Como prometido, regressemos agora a Mariam-Uz-Zamani, a enigmática mulher que do seu recanto no serralho imperial controlava um imenso empório comercial. Era dela o maior navio indiano a vogar as águas do Índico e do Mar Vermelho. Conhecido como o “grande navio de peregrinação”, o “Rahimi” seria apreendido em 1613 pelos portugueses, e com ele as centenas de passageiros a bordo e toda a carga. Pelos vistos não tinha o obrigatório “cartaz”, ou seja, a licença de navegação exclusivamente concedida pelos portugueses. E como estes se recusassem a devolver a embarcação, mesmo sabendo que a reverenciada ex-imperatriz era proprietária e patrona, Jahangir ordenaria a ocupação de Damão como medida retaliativa.

Já antes, em 1575, as autoridades do porto de Surat impediram o embarque para Meca de Gulbadan Begum, filha do imperador Babur e tia do poderoso Akbar, então soberano de todo o Norte da Índia. A nobre viu-se obrigado a aguardar um ano, recorrendo a todo o tipo de negociações e subornos, para finalmente concretizar o seu propósito.

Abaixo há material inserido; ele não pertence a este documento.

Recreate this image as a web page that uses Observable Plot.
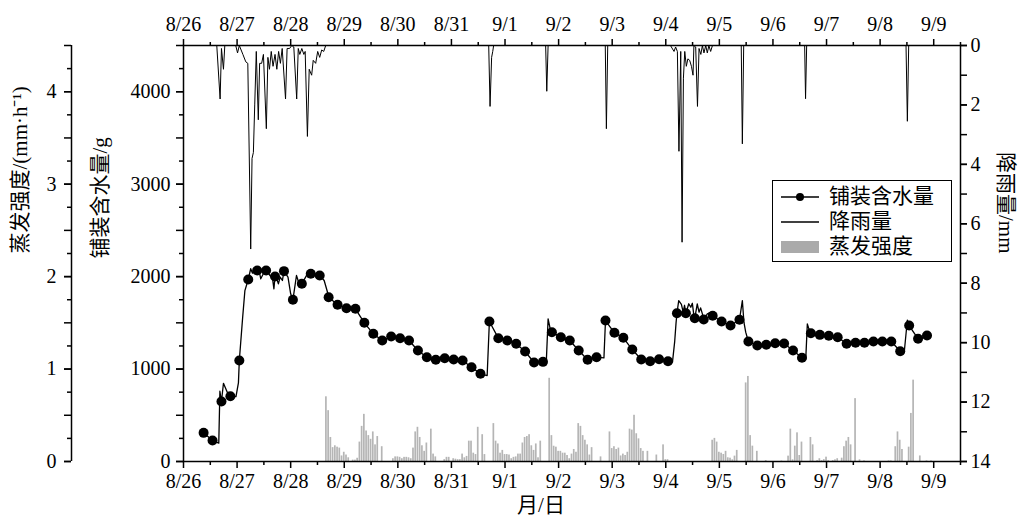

Estes episódios comprovam que o poder dos imperadores mogóis acabava junto à costa. Nos mares prevalecia ainda – não por muito mais tempo, é verdade – a vontade da Coroa Portuguesa, dona dos Oceanos. Quem não fosse detentor de um “cartaz” estava impedido de sair da Índia por via marítima, fosse ele plebeu ou gentil-homem. E como cada “cartaz” trazia estampadas as imagens de Jesus e Maria, sinal do fervoroso catolicismo luso, imagine-se o mal-estar dos muçulmanos obrigados a comprar esses documentos para fazer o obrigatório “haj”, a tão desejada peregrinação a Meca.